さらに、ピーター・クック氏は、こうした発言がアメリカの安全保障に背くとしています。
しかし国防総省のピーター・クック報道官は、このような発言は「ISILの主張を後押しする」と批判した。「ISIL」は米政府関係者が「IS」を指して使う名称。
報道官はトランプ氏の名前を挙げずに、ムスリムに国境を閉ざすようなことは過激派思想と戦う米国の努力を損なうものだとして、「ISILの主張を後押しし、イスラムの信仰に敵対するものとしてアメリカを位置づけるようなことはすべて、この国の価値観に背くだけでなく、この国の安全保障に背くものだ」と批判した。
さらに、これには同じ共和党の政治家からも批判が。
ポール・ライアン下院議長(共和党)
共和党幹部は強い口調でトランプ氏の発言を非難し、ポール・ライアン下院議長は「昨日提案されたようなことは、この党を象徴するものではない。何より、この国を象徴するものでもない」と述べた。
ジェフ・ブッシュ元フロリダ州知事
共和党大統領候補の指名争いですでに惨敗ムード濃厚なジェフ・ブッシュ氏ですが、メキシコ移民への寛容な態度をトランプ氏に突っ込まれた経験があります。Twitterで「トランプ氏は錯乱している」と批判。
Donald Trump is unhinged. His "policy" proposals are not serious.
— Jeb Bush (@JebBush) 2015, 12月 7
海外でも、
キャメロン英首相の報道官
「首相はトランプ氏の発言に全く賛同できない。

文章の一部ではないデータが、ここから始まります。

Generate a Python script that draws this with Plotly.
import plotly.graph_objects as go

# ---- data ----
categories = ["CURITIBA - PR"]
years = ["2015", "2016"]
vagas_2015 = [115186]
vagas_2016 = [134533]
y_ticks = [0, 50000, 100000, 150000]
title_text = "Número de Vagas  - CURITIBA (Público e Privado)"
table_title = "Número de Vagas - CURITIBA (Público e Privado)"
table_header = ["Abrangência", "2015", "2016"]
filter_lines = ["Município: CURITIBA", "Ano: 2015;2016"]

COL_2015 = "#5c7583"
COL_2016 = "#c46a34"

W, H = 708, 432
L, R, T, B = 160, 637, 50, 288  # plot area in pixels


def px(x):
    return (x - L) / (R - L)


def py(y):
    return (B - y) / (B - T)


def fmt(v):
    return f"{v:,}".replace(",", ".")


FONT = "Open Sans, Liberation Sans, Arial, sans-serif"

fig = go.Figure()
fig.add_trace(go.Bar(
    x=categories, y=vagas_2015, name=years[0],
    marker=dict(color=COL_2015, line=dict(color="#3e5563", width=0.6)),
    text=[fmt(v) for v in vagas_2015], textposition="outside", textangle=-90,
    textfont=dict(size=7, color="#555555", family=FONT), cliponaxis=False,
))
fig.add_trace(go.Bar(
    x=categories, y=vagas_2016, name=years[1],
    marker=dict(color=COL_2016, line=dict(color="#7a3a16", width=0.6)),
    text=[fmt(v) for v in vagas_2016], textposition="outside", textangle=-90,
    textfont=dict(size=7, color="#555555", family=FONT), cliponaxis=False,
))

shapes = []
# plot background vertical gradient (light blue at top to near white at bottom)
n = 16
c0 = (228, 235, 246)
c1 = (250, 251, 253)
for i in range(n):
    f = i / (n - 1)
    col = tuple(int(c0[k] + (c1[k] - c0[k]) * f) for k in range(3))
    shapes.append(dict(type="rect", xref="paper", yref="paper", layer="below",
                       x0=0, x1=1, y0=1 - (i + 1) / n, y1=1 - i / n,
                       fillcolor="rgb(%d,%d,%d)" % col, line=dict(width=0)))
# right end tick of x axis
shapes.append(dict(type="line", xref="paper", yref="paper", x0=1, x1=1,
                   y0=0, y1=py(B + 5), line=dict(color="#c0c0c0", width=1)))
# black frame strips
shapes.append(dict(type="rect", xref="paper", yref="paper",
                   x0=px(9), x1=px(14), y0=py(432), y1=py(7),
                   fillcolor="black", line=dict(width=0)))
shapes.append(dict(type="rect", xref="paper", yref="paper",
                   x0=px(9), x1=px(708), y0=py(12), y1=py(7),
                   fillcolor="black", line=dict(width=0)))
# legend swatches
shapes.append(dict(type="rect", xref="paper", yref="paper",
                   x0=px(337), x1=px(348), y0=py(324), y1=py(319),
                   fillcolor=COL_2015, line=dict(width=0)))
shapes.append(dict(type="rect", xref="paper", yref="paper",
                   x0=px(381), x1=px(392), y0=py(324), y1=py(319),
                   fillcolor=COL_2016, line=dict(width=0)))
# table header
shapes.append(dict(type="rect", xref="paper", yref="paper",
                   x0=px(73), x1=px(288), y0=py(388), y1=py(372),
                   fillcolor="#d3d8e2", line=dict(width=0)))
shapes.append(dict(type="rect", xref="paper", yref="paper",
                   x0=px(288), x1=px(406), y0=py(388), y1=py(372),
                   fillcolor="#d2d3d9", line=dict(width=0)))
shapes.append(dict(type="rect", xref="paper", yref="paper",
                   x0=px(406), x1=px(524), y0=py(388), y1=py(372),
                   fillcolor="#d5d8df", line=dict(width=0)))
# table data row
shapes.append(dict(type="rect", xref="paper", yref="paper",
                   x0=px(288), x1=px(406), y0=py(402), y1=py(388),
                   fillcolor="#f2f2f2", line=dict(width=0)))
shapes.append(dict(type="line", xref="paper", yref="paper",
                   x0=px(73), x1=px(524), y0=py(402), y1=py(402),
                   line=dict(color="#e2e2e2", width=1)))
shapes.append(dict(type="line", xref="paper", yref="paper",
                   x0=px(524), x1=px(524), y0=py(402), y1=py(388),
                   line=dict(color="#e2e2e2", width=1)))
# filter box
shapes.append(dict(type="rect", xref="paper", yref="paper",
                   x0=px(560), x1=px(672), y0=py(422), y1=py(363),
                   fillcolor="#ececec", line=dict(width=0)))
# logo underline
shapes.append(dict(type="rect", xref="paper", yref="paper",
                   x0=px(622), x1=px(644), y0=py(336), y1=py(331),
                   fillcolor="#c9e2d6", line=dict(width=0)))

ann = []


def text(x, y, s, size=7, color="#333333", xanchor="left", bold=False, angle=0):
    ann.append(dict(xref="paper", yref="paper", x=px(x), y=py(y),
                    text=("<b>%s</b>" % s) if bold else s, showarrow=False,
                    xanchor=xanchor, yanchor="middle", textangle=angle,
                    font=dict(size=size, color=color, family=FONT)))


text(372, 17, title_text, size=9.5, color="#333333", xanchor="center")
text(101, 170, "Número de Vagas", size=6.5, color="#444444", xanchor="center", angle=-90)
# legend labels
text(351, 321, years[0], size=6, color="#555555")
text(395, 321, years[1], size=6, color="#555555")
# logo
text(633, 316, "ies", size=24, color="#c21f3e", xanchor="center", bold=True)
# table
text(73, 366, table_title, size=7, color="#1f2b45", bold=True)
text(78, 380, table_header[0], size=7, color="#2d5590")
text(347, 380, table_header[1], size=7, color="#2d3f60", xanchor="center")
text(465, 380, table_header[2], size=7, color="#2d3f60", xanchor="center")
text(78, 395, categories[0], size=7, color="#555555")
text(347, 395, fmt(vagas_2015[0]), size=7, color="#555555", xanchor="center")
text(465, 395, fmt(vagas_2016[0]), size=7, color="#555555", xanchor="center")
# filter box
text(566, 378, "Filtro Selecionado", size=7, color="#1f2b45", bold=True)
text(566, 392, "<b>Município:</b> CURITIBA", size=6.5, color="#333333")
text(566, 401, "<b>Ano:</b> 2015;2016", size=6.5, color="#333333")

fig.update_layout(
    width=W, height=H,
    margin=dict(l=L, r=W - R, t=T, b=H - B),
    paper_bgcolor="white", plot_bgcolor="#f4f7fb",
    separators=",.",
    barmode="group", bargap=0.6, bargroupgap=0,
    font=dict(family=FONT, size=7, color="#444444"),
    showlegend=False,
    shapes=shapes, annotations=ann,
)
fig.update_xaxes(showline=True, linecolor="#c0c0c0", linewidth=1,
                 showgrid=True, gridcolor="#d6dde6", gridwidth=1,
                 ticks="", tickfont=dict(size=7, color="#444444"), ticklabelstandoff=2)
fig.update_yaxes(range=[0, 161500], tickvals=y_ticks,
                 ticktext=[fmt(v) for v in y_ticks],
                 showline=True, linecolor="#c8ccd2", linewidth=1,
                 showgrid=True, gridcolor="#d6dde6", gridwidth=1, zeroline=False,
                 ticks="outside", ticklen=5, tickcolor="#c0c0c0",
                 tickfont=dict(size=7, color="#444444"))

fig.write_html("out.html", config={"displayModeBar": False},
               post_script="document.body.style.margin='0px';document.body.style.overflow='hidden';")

対立を招き、ためにならず、単純に間違っている」
ボリス・ジョンソン(保守党)ロンドン市長
「私がニューヨークの一部にいかない唯一の理由はトランプ氏に遭遇する現実的な危険からだ」
バルス仏首相
「我々の唯一の敵はイスラム過激派だ」と延べ、イスラム教徒と過激派を混同すべきでないと主張。
UNHCR報道官
米国がUNHCRの難民定住に基づく最大の難民受け入れ国だと述べ、トランプ氏の主張を「難民定住計画を危険にさらす」批判した
また、イギリスではトランプ氏のイギリス入国禁止を求める署名が30万人分集まったと話題になっています。
当然これはイギリスの法律と相容れないために実現は不可能だと思われますが、「同盟国」イギリス国民の支持が得られないとなれば、万が一、トランプ氏が共和党の大統領候補に指名された後、共和党が大統領選で苦戦することが予想されます。
メディアでもこれまでトランプ氏の話題をエンタメ欄に掲載していた米ネットメディアのハフィントン・ポストが、トランプ氏の影響力の拡大を受けて政治欄に「昇格」させると発表しました。
ドナルド・トランプ氏の発言、もはや面白がっているだけでは済まない
読売新聞は一連の「トランプ現象」が「白人ナショナリズム」に支えられていると分析しています。(読売新聞12月9日)。エスニックマイノリティー移民に職を奪われる白人の低所得労働者層の不満を背景に、こうした人種差別的な発言が支持を得ているとも言われています。
アメリカ国内での難民をめぐる政策や議論は、シリアからの難民の生活も大きく左右するだけに、こうした「トランプ現象」の背景にある要因を冷静に分析していく必要があるでしょう。